● GIVEN INSTRUCTION
Retype the entries, please, from their first line to the line containing "plt.rcParams['font.family'] = ['Liberation", exactly and only those lines, minus the pictures.

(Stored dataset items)

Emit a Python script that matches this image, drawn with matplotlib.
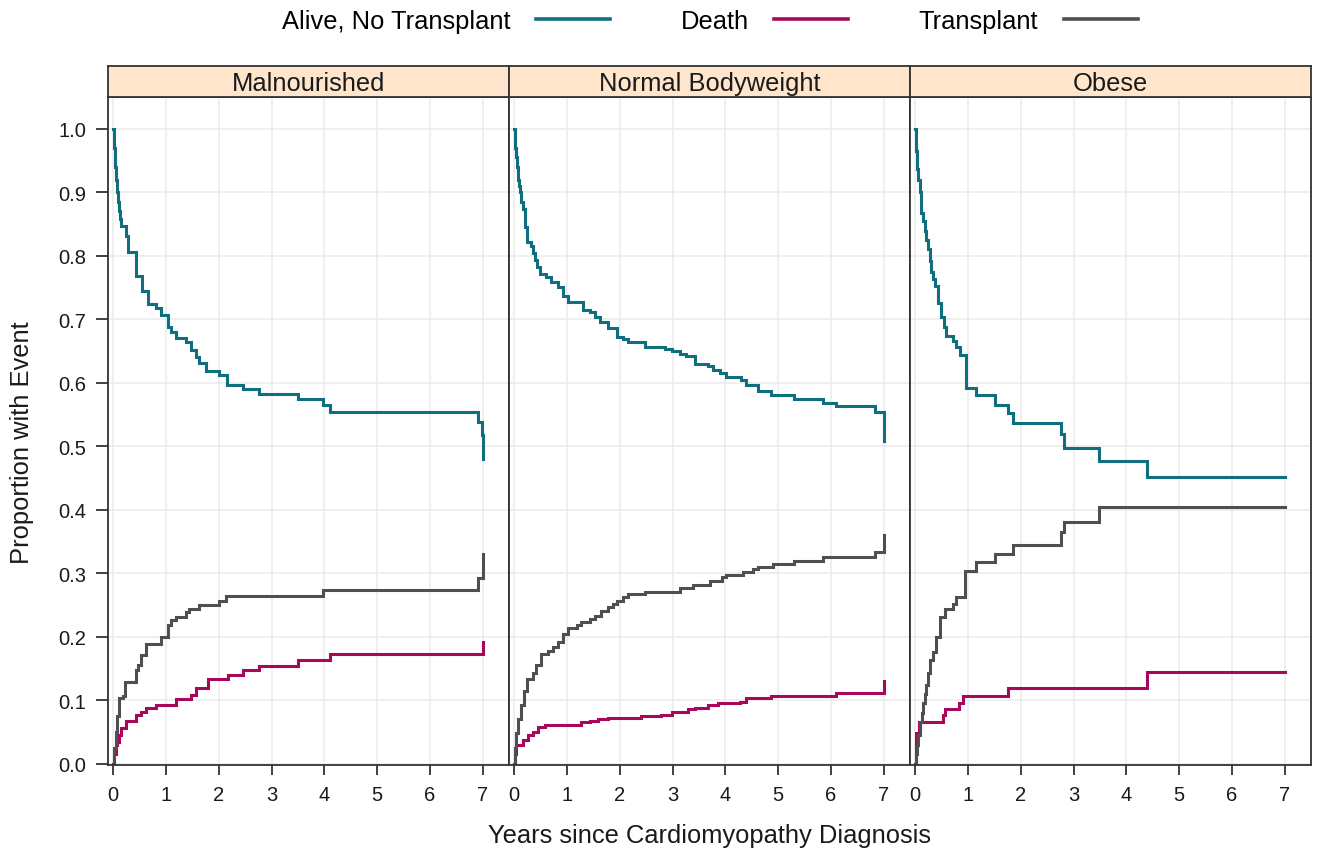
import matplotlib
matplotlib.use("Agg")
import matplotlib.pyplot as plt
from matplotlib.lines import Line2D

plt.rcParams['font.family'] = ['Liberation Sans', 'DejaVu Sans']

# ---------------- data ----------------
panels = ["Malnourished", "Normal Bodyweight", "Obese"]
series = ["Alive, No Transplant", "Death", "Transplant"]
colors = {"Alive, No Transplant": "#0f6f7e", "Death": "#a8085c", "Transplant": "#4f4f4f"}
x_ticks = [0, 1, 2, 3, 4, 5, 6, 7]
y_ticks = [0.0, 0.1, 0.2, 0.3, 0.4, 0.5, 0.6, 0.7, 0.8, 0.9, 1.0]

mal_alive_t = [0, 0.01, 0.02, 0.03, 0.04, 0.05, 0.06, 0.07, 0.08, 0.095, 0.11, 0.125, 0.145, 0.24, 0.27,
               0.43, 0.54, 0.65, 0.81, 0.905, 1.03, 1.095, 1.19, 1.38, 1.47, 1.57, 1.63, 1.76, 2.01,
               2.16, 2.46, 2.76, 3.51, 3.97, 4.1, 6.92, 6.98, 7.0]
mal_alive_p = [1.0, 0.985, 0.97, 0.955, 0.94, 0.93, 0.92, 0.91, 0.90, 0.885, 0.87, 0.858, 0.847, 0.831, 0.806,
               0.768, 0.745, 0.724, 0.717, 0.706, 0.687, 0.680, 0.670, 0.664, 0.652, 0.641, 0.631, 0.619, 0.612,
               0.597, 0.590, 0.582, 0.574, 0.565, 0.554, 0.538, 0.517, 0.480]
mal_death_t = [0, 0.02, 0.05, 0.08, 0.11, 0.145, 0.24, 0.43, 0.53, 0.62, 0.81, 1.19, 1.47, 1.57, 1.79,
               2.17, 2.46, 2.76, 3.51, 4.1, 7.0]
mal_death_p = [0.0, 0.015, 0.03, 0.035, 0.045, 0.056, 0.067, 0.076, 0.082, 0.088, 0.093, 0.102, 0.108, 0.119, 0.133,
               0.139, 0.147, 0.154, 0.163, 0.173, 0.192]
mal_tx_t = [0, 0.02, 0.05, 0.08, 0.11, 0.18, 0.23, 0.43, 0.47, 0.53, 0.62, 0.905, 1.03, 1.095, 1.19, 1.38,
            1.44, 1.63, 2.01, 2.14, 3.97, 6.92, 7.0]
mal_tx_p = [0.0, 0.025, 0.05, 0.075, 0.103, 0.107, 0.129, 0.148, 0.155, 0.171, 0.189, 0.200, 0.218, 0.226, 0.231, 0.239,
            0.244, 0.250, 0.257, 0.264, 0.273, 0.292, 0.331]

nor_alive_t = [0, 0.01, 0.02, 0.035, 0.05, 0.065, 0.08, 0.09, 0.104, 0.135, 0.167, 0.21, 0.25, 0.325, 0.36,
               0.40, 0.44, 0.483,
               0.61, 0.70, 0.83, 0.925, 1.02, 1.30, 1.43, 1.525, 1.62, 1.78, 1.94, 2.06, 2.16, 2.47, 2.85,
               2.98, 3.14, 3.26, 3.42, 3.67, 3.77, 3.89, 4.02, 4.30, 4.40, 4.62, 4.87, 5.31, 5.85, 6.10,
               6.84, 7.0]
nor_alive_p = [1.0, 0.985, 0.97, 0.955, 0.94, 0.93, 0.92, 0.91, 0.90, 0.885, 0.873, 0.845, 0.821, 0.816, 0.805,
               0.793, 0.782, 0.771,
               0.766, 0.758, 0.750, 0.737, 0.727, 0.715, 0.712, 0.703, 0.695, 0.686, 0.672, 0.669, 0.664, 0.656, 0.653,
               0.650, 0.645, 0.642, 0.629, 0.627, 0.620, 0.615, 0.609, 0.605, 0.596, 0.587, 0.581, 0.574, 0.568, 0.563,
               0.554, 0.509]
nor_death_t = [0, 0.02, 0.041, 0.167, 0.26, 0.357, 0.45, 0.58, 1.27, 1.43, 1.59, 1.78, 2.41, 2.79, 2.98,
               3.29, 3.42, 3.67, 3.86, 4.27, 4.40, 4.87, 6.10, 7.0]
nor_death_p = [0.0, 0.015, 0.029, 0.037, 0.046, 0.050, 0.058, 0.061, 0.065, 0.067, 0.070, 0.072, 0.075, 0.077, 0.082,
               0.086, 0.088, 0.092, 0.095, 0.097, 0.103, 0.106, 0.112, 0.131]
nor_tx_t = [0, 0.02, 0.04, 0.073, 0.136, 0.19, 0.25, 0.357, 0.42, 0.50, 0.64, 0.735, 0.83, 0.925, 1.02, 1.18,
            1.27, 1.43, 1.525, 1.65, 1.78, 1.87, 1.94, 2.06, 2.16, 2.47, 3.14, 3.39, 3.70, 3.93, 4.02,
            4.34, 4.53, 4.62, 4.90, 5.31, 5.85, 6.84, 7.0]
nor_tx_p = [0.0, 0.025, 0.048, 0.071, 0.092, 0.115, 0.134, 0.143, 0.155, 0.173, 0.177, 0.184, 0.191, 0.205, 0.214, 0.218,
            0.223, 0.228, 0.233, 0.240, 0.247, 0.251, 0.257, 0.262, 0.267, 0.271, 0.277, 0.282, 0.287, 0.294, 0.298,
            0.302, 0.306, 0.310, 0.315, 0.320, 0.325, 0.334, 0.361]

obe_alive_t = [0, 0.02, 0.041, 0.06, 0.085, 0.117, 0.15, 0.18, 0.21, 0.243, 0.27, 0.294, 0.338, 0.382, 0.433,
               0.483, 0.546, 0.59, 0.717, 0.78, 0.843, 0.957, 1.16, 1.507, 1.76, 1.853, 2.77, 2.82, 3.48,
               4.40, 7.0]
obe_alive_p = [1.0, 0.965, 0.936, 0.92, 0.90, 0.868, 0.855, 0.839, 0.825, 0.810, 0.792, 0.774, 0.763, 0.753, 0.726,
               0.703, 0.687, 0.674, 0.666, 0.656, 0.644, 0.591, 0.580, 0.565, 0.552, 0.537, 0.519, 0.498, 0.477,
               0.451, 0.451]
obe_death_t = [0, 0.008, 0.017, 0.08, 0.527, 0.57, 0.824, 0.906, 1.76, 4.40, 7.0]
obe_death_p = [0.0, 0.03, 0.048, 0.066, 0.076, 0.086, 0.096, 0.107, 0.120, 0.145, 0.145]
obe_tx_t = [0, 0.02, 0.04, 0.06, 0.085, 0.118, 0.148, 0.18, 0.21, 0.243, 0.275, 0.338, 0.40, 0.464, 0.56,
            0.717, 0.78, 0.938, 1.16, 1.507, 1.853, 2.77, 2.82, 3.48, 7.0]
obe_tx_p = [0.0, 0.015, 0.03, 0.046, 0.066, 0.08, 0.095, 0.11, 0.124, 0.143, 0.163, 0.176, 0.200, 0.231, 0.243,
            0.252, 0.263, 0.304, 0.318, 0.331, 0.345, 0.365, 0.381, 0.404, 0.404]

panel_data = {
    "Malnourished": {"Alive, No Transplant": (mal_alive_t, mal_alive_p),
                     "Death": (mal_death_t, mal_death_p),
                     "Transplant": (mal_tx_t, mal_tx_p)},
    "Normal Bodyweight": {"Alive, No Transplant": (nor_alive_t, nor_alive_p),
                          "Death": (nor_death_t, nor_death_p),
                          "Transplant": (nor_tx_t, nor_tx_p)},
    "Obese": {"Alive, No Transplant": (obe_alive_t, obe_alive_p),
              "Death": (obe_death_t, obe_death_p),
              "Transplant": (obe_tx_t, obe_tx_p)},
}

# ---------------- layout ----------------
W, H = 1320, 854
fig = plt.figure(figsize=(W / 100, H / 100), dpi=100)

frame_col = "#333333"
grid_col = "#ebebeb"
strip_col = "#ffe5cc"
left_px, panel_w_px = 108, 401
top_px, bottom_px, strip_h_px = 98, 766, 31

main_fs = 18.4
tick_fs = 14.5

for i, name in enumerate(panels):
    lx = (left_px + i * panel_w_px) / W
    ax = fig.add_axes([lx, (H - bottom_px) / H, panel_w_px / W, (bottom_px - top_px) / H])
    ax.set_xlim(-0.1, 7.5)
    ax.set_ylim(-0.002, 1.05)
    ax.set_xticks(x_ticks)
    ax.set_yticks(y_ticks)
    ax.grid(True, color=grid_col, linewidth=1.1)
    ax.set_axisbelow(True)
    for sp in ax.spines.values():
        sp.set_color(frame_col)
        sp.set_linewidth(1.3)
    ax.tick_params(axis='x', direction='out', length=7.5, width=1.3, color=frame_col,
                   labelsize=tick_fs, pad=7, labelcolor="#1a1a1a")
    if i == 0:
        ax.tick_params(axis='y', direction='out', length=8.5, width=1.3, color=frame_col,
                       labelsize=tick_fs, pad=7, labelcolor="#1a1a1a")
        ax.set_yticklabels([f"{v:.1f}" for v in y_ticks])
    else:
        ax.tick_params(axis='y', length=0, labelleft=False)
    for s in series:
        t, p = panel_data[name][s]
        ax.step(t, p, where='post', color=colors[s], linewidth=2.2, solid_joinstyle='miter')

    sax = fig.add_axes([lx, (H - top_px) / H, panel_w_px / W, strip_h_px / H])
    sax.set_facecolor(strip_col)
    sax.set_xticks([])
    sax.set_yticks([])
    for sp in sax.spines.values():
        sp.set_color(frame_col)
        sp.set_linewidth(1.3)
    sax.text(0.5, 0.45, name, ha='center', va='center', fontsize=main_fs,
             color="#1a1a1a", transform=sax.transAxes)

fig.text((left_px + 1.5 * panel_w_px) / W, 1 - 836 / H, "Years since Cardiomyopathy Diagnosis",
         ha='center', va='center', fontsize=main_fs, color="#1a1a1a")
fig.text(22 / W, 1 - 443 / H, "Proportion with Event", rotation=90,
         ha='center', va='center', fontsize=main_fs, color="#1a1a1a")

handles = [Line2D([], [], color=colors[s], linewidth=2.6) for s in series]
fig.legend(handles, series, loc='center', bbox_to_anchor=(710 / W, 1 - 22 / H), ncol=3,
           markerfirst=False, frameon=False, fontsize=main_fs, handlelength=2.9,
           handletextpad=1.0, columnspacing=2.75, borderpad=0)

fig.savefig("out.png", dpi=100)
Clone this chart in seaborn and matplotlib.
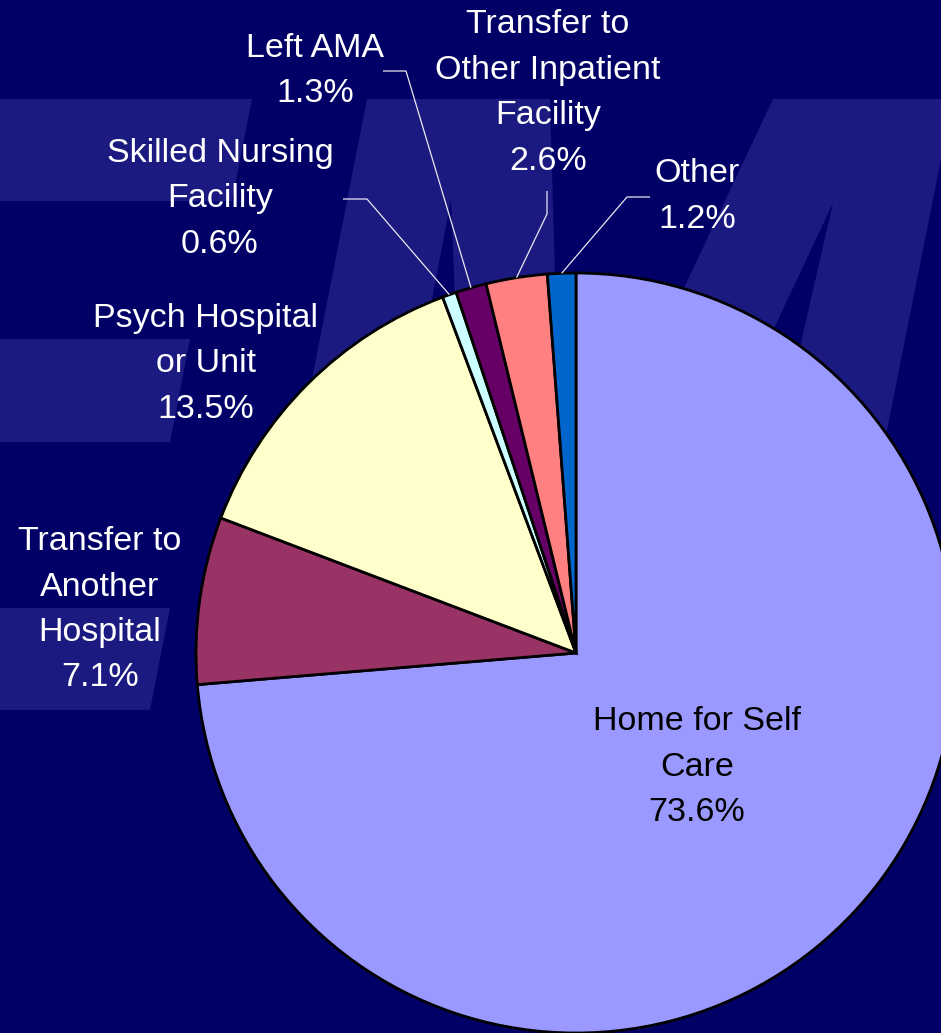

● THE OUTPUT
Emit a Python script that matches this image, drawn with matplotlib.
import matplotlib
matplotlib.use("Agg")
import matplotlib.pyplot as plt
from matplotlib.lines import Line2D

plt.rcParams['font.family'] = ['Liberation Sans', 'DejaVu Sans']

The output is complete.